Monastery information
- Full name: Tapobhoomi of Bodhayansar
- Other name: Baudhāyana Ashram
- Established: 700 BC
- Dedication: Baudhāyana Sūtras

People
- Founder: Baudhāyana
- Important associated figures: Baudhāyana, Panini, Saurbhaum Vasudevacharya

Architecture
- Heritage designation: Academy of Vedic sage Baudhāyana

= Swami Bodhayan Mandir =

Birth Place of the mathematician Baudhāyana

Swami Bodhayan Mandir (Sanskrit: स्वामी बौधायन मंदिर) is a Hindu temple in Bongaon village, Bajpatti block, Sitamarhi district, Bihar, India, which is said to be the birthplace of the Vedic sage, Bodhayan, who created the Baudhayana sutras.

== History ==
The foundation of the temple was laid by Devraha Baba in 1956. A lake, named Baudhayan Sarovar, was also constructed near the temple.
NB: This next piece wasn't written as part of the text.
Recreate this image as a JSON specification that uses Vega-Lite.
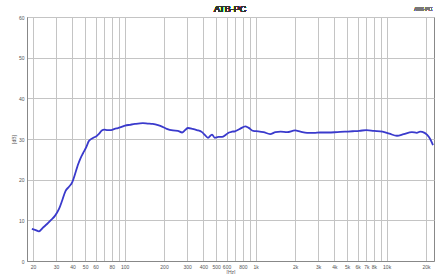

The place was identified as the birthplace of Bhagwan Bodhayan by the Sanskrit scholar Sarvabhaum Vasudevacharya.

== Description ==
The landlords of the village donated 25 acres of land to this temple. There is a very old giant Banyan tree. The Banyan tree is considered the seat of penance for Bodhayan. The tree is known as Bodhayansar. The location of the temple is also known as Bodhayana Tapobhumi. Inside the temple, the idol of Bhagwan Bodhayan and outside the temple, an idol of Sarvabhaum Vasudevacharya was installed. The present priest of the temple is Acharya Shivam Das.